First woman 'jagar' singer of Uttarakhand

Dr. Basanti Bisht (born , 1953) is a well known folk singer of Uttarakhand, famous for being the first woman singer of the Jagar folk-form of Uttarakhand. The Jagar form of singing is a way of invoking deities, which is traditionally done by men but, Basanti Bisht broke the practice and today is a well-known voice, and is trying to preserve this traditional form of singing. Basanti Bisht was awarded the Padma Shri in 2017.

== Early life ==
Lok Jaagar Gayika Vidushi Dr.Basanti Bisht was born in Luwani village/dewal block of Chamoli district bordering Kumaon Uttarakhand in 1953. She married an artillery soldier at the age of 15 and remained a housewife for the large part of her life. Though her professional singing began much later, when she learned music in Jalandhar, Punjab. But she has been singing since her childhood. She says that grew up listening to her mother's jagar songs.

“I always sang along with my mother, who sang as she went about her chores. The many fairs and festivals in the village only made my love for this form of music grow deep.”
— Basanti Bisht, Basanti Bisht gets candid on her musical journey, The Hindu Newspaper

She was the 1st batch of 03 girls who studied till class 5th in her village school which was a mile away from her village.

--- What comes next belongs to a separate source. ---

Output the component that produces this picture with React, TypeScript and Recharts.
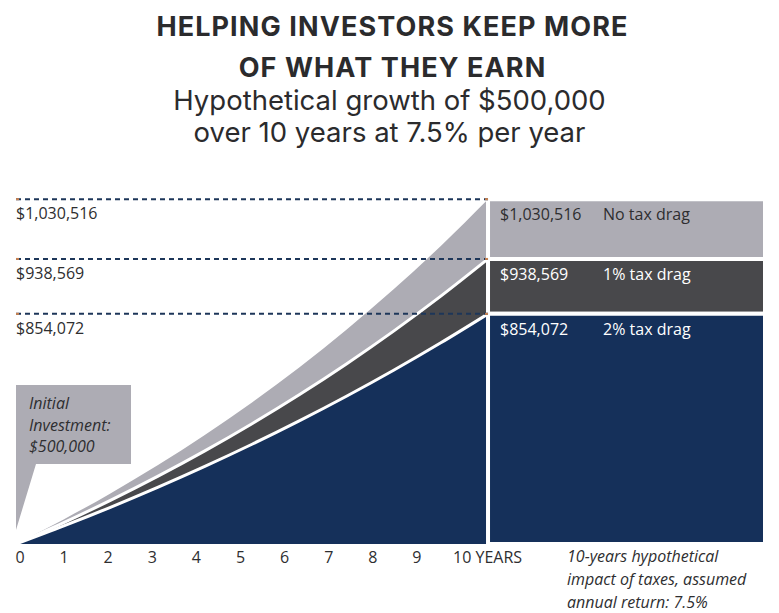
import React from 'react';
import { ComposedChart, Area, XAxis, YAxis, ReferenceLine, ReferenceArea, ReferenceDot } from 'recharts';

const years = [0, 1, 2, 3, 4, 5, 6, 7, 8, 9, 10];
const noTaxDrag = [500000, 537500, 577813, 621148, 667735, 717815, 771651, 829525, 891739, 958619, 1030516];
const oneTaxDrag = [500000, 532500, 567113, 603975, 643233, 685043, 729571, 776993, 827498, 881285, 938569];
const twoTaxDrag = [500000, 527500, 556513, 587121, 619412, 653480, 689421, 727340, 767343, 809547, 854072];
const finalValues = [1030516, 938569, 854072];
const finalLabels = ['$1,030,516', '$938,569', '$854,072'];
const scenarioNames = ['No tax drag', '1% tax drag', '2% tax drag'];
const tickYears = [0, 1, 2, 3, 4, 5, 6, 7, 8, 9, 10];
const initialValue = 500000;
const calloutLines = ['Initial', 'Investment:', '$500,000'];
const titleLines = ['HELPING INVESTORS KEEP MORE', 'OF WHAT THEY EARN'];
const subtitleLines = ['Hypothetical growth of $500,000', 'over 10 years at 7.5% per year'];
const noteLines = ['10-years hypothetical', 'impact of taxes, assumed', 'annual return: 7.5%'];

const GRAY = '#adacb4';
const DARK = '#48484b';
const NAVY = '#15305a';
const DASH = '#1d3659';
const ORANGE = '#c98250';
const TEXT = '#2e2e30';
const FONT = "'Open Sans', sans-serif";

const data = years.map((y, i) => ({
  year: y,
  noTax: noTaxDrag[i],
  one: oneTaxDrag[i],
  two: twoTaxDrag[i],
}));

const panelFills = [GRAY, DARK, NAVY];
const panelText = [TEXT, '#ffffff', '#ffffff'];
const panelBottoms = [finalValues[1], finalValues[2], initialValue];

const renderTick = (props: any) => {
  const { x, y, payload } = props;
  const v = payload.value;
  if (v === 10) {
    return (
      <text x={x - 8} y={y} dy="0.71em" textAnchor="start" fontFamily={FONT} fontSize={16} fill={TEXT}>
        10 YEARS
      </text>
    );
  }
  return (
    <text x={x} y={y} dy="0.71em" textAnchor="middle" fontFamily={FONT} fontSize={16} fill={TEXT}>
      {v}
    </text>
  );
};

const makeLineLabel = (text: string) => (props: any) => {
  const vb = props.viewBox || {};
  const x = vb.x ?? 0;
  const y = vb.y ?? 0;
  const w = vb.width ?? 0;
  return (
    <g>
      <rect x={x} y={y - 1} width={3} height={2} fill={ORANGE} />
      <rect x={x + w - 3} y={y - 1} width={3} height={2} fill={ORANGE} />
      <text x={x} y={y + 20} fontFamily={FONT} fontSize={16} fill={TEXT}>
        {text}
      </text>
    </g>
  );
};

const makePanelLabel = (value: string, name: string, color: string) => (props: any) => {
  const vb = props.viewBox || {};
  const x = vb.x ?? 0;
  const y = vb.y ?? 0;
  return (
    <g>
      <text x={x + 12} y={y + 21} fontFamily={FONT} fontSize={16} fill={color}>
        {value}
      </text>
      <text x={x + 115} y={y + 21} fontFamily={FONT} fontSize={16} fill={color}>
        {name}
      </text>
    </g>
  );
};

const renderCallout = (props: any) => {
  const { cx, cy } = props;
  const top = cy - 159;
  const bottom = cy - 80;
  const path = `M${cx},${top} L${cx + 115},${top} L${cx + 115},${bottom} L${cx + 20},${bottom} L${cx},${cy - 14} Z`;
  return (
    <g>
      <path d={path} fill={GRAY} />
      {calloutLines.map((t, i) => (
        <text key={i} x={cx + 13} y={top + 24 + i * 21.5} fontFamily={FONT} fontStyle="italic" fontSize={16} fill={TEXT}>
          {t}
        </text>
      ))}
    </g>
  );
};

export default function App() {
  return (
    <div style={{ position: 'absolute', left: 0, top: 0, width: 779, height: 613, background: '#ffffff', overflow: 'hidden' }}>
      {titleLines.map((t, i) => (
        <div
          key={'t' + i}
          style={{
            position: 'absolute', left: 0, width: 785, top: [9, 50][i], height: 36, lineHeight: '36px',
            textAlign: 'center', fontFamily: 'Inter, sans-serif', fontWeight: 700, fontSize: 27, letterSpacing: 1.1, color: '#2b2b2d',
          }}
        >
          {t}
        </div>
      ))}
      {subtitleLines.map((t, i) => (
        <div
          key={'s' + i}
          style={{
            position: 'absolute', left: 0, width: 779, top: [82, 114][i], height: 36, lineHeight: '36px',
            textAlign: 'center', fontFamily: 'Inter, sans-serif', fontWeight: 400, fontSize: 27.5, color: '#2b2b2d',
          }}
        >
          {t}
        </div>
      ))}
      <div style={{ position: 'absolute', left: 0, top: 0 }}>
        <ComposedChart width={779} height={613} data={data} margin={{ top: 180, right: 14, bottom: 39, left: 16 }}>
          <XAxis xAxisId="main" dataKey="year" type="number" domain={[0, 15.868]} hide allowDataOverflow />
          <XAxis
            xAxisId="lbl"
            dataKey="year"
            type="number"
            domain={[-0.0907, 16.893]}
            ticks={tickYears}
            interval={0}
            tick={renderTick}
            axisLine={false}
            tickLine={false}
            height={30}
            allowDataOverflow
          />
          <YAxis type="number" domain={[initialValue, 1060000]} hide allowDataOverflow />
          <Area xAxisId="main" type="monotone" dataKey="noTax" fill={GRAY} fillOpacity={1} stroke="none" dot={false} activeDot={false} isAnimationActive={false} />
          <Area xAxisId="main" type="monotone" dataKey="one" fill={DARK} fillOpacity={1} stroke="#ffffff" strokeWidth={3} dot={false} activeDot={false} isAnimationActive={false} />
          <Area xAxisId="main" type="monotone" dataKey="two" fill={NAVY} fillOpacity={1} stroke="#ffffff" strokeWidth={3} dot={false} activeDot={false} isAnimationActive={false} />
          {finalValues.map((v, i) => (
            <ReferenceArea
              key={'pa' + i}
              xAxisId="main"
              x1={10}
              x2={15.868}
              y1={panelBottoms[i]}
              y2={v}
              fill={panelFills[i]}
              fillOpacity={1}
              stroke="#ffffff"
              strokeWidth={4}
              ifOverflow="visible"
              label={makePanelLabel(finalLabels[i], scenarioNames[i], panelText[i])}
            />
          ))}
          {finalValues.map((v, i) => (
            <ReferenceLine
              key={'rl' + i}
              xAxisId="main"
              segment={[{ x: 0, y: v }, { x: 10, y: v }]}
              stroke={DASH}
              strokeWidth={2}
              strokeDasharray="5 4"
              ifOverflow="visible"
              label={makeLineLabel(finalLabels[i])}
            />
          ))}
          <ReferenceDot xAxisId="main" x={0} y={initialValue} r={0} ifOverflow="visible" shape={renderCallout} />
        </ComposedChart>
      </div>
      <div style={{ position: 'absolute', left: 567, top: 545, fontFamily: FONT, fontStyle: 'italic', fontSize: 16, lineHeight: '23px', color: TEXT, whiteSpace: 'nowrap' }}>
        {noteLines.map((t, i) => (
          <div key={'n' + i}>{t}</div>
        ))}
      </div>
    </div>
  );
}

She was the 1st girl-student who stood 1st in the District Board Examination of 5th standard and was awarded scholarship @20/-month for further studies for 03 years. But could not continue further as village had no school beyond 5th and the middle school was very far 15 km from her home and could not be reached by foot all alone through jungle.

== Musical career ==
Her professional career began in her 40s as she was busy with her family till then. After she moved to Jalandhar with her husband, Basanti Bisht was keen to learn music at the Pracheen Kala Kendra in Jalandhar, but felt shy as she was an adult, and the other students were young children. She took her first tentative step towards professional musical training, when her daughter's teacher started teaching her how to play the harmonium. She started singing in public after that with a focus on bhajans, film songs, etc. After her husband retired, Basanti Bisht settled in Dehradun, and was empanelled in 1996 as an : "B" GRADE Artist at All India Radio stationNajibabad. In 2013 she was awarded "A" Grade Folk Singer Category. Currently she has earned and is the only "TOP GRADE" Grade Folk Singer of Aakashwani from Uttarakhand.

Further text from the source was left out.